* _YOUR TASK_
Without the pictures, print the lines running from the beginning of the material to the line containing "facecolor='white', edgecolor='#E2DDD8', lw=1.2, zorder=-5))", both ends included.

* _SUPPLIED INFORMATION_

>>

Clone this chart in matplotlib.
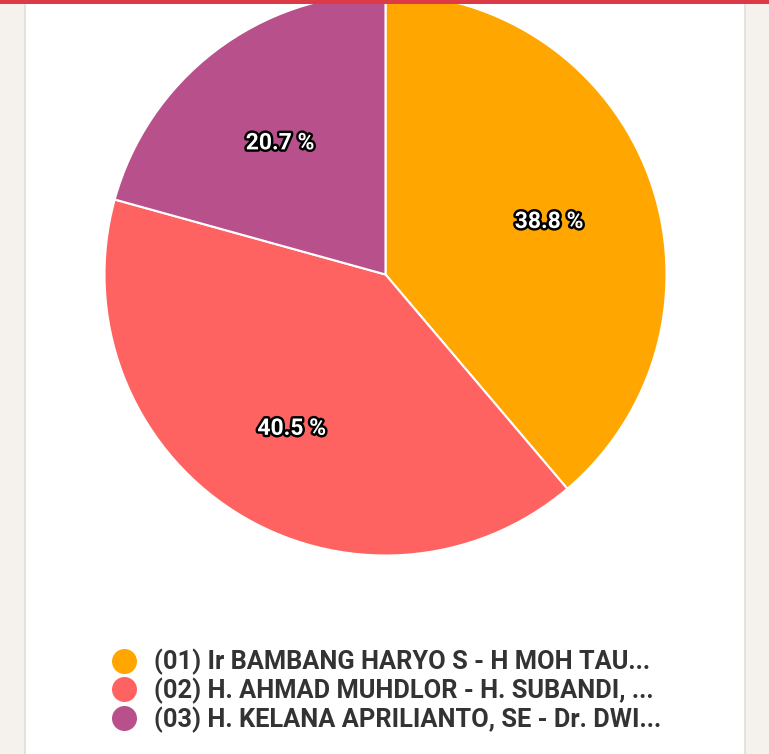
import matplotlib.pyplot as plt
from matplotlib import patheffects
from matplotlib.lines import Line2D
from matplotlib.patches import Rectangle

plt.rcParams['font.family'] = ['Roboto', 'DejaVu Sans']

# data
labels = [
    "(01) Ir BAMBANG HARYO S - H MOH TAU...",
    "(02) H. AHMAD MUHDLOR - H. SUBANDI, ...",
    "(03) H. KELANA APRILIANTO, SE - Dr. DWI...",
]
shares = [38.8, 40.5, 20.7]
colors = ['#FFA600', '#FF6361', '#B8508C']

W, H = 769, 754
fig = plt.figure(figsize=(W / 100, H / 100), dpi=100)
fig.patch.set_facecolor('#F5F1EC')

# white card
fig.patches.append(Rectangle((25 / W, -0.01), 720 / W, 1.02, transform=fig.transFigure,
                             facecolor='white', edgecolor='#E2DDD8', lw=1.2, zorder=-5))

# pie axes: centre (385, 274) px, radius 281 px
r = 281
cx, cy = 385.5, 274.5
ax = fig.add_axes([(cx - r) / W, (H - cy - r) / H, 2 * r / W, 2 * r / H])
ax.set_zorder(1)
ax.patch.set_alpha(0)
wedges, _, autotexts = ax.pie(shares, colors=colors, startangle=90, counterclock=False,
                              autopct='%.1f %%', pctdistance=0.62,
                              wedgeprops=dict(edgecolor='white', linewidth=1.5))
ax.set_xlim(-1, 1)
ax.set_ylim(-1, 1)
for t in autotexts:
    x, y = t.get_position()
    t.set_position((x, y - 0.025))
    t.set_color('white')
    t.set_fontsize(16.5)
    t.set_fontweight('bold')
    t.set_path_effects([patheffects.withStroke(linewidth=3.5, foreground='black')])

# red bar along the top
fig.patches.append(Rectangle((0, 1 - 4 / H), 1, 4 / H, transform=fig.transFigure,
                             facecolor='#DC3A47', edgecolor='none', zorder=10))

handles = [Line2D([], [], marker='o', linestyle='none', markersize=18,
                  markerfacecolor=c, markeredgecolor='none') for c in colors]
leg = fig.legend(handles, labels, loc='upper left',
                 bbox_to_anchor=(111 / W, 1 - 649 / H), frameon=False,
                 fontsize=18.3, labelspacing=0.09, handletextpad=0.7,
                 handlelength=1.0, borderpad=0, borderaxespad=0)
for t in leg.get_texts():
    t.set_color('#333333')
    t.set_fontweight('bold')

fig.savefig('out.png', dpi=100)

<<

* _ANSWER TO THE PROBLEM_
Clone this chart in matplotlib.
import matplotlib.pyplot as plt
from matplotlib import patheffects
from matplotlib.lines import Line2D
from matplotlib.patches import Rectangle

plt.rcParams['font.family'] = ['Roboto', 'DejaVu Sans']

# data
labels = [
    "(01) Ir BAMBANG HARYO S - H MOH TAU...",
    "(02) H. AHMAD MUHDLOR - H. SUBANDI, ...",
    "(03) H. KELANA APRILIANTO, SE - Dr. DWI...",
]
shares = [38.8, 40.5, 20.7]
colors = ['#FFA600', '#FF6361', '#B8508C']

W, H = 769, 754
fig = plt.figure(figsize=(W / 100, H / 100), dpi=100)
fig.patch.set_facecolor('#F5F1EC')

# white card
fig.patches.append(Rectangle((25 / W, -0.01), 720 / W, 1.02, transform=fig.transFigure,
                             facecolor='white', edgecolor='#E2DDD8', lw=1.2, zorder=-5))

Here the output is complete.